On peut y voir une tentative de réhabiliter l’interprofessionnel. On l’a dit, les évolutions récentes ont vu un affaiblissement significatif du rôle des partenaires sociaux au niveau interprofessionnel. Or dans le passé, ce rôle leur conférait une légitimité et une visibilité très forte qui l’emportait sur celui des autres instances professionnelles ou locales du dialogue social. Au regard du bilan de ces dernières années, le Medef et certaines grandes confédérations réformistes tentent manifestement de réhabiliter le dialogue social interprofessionnel, dans l’espoir notamment de retrouver une visibilité réelle surtout dans une société où les médias occupent désormais un rôle central[8]. Et de ce fait, retrouver une influence accrue auprès des pouvoirs publics mais aussi une confiance bien mise à mal auprès des salariés. Mais pris entre la place prise par l’Etat sur le terrain économique et les tendances de fond qui confortent la négociation collective au niveau local et les relations contractuelles de proximité, l’initiative du Medef risque de rester vaine et sans lendemains ; en tout état de cause, on peut douter qu’elle puisse connaître la réussite de la première « Refondation sociale ». Le contexte social, économique, juridique et politique des années 2000 n’est plus. Tout simplement.

 

[1]. Sur le lien fait entre « l’agenda social et économique » autonome proposé par Geoffroy Roux de Bézieux et la « Refondation sociale » du début du siècle, voir entre autres : « Le dialogue social interprofessionnel revient en force au Medef », Les Clés du social, 20 mars 2021.

[2]. Par cette initiative, Ernest-Antoine Seillière élargissait considérablement le champ d’action de l’organisation patronale. Quinze années plus tôt, Henri Weber avait publié un ouvrage qui soulignait déjà le passage d’un CNPF pur « groupe de pression » en « parti de l’entreprise » et en « acteur sociétal » : Henri Weber, Le Parti des patrons. Le CNPF (1946-1986), Paris, Seuil, 1986.

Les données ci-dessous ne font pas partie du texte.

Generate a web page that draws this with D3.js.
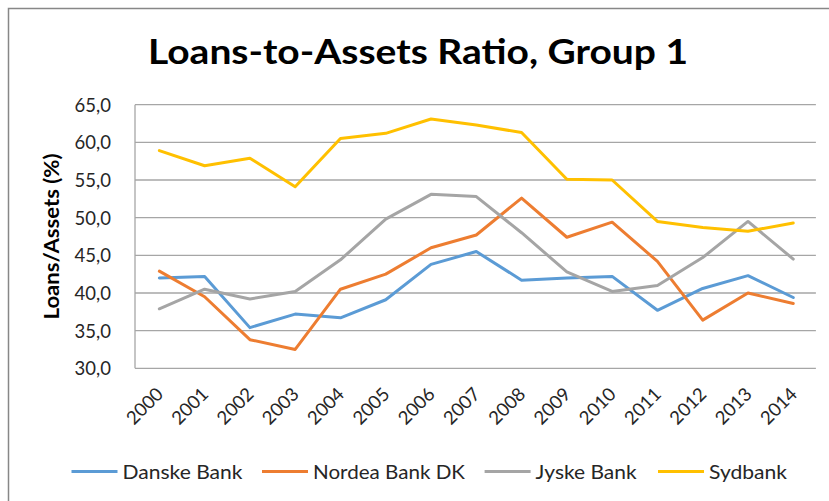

[3]. « L’inversion de la hiérarchie des normes » au profit de l’entreprise donna lieu à d’importants mouvements sociaux surtout initiés par la CGT et « Solidaires » au printemps 2016 comme à l’automne 2017.

[4]. Par contre comme nous le verrons plus loin, le volontarisme actuel du politique n’a pas remis en cause les réformes du dialogue social au niveau de l’entreprise et du « local ».

[5]. Et notamment dans les grands groupes qui désormais constituent souvent un « référentiel » de plus en plus central pour beaucoup d’entreprises y compris des PME ce qui parfois ne va pas sans problème quant au rôle contractuel des autres niveaux de la négociation collective (branches d’activités et interprofessionnel). Il s’agit là d’un problème que nous ne traiterons pas ici.

[6]. Voir à ce sujet, certaines questions soulevées dans l’excellent rapport de Sandrine Cazes, Marcel Grignard et Jean-François Pilliard, Evaluation des ordonnances du 22 septembre 2017 relatives au dialogue social et aux relations de travail, Rapport intermédiaire du comité d’évaluation, Paris, France Stratégie, juillet 2020.

[7]. Parmi les très nombreuses données, citons : Baromètre annuel du dialogue social (CEVIPOF-Dialogues), vague 2019 ; voir aussi, « Les organisations patronales mal aimées des Français », Les Clés du social, juillet 2019.

[8]. Dans les années 1970, André Bergeron, secrétaire général de Force ouvrière, privilégiait de son propre fait et souvent en « solitaire » les rencontres à Matignon ou à l’Elysée. A ses yeux, ce genre d’initiatives « rapportait beaucoup plus » sur le terrain des acquis et de la crédibilité syndicale que les grèves alors nombreuses déclenchées à l’époque par la CGT et la CFDT.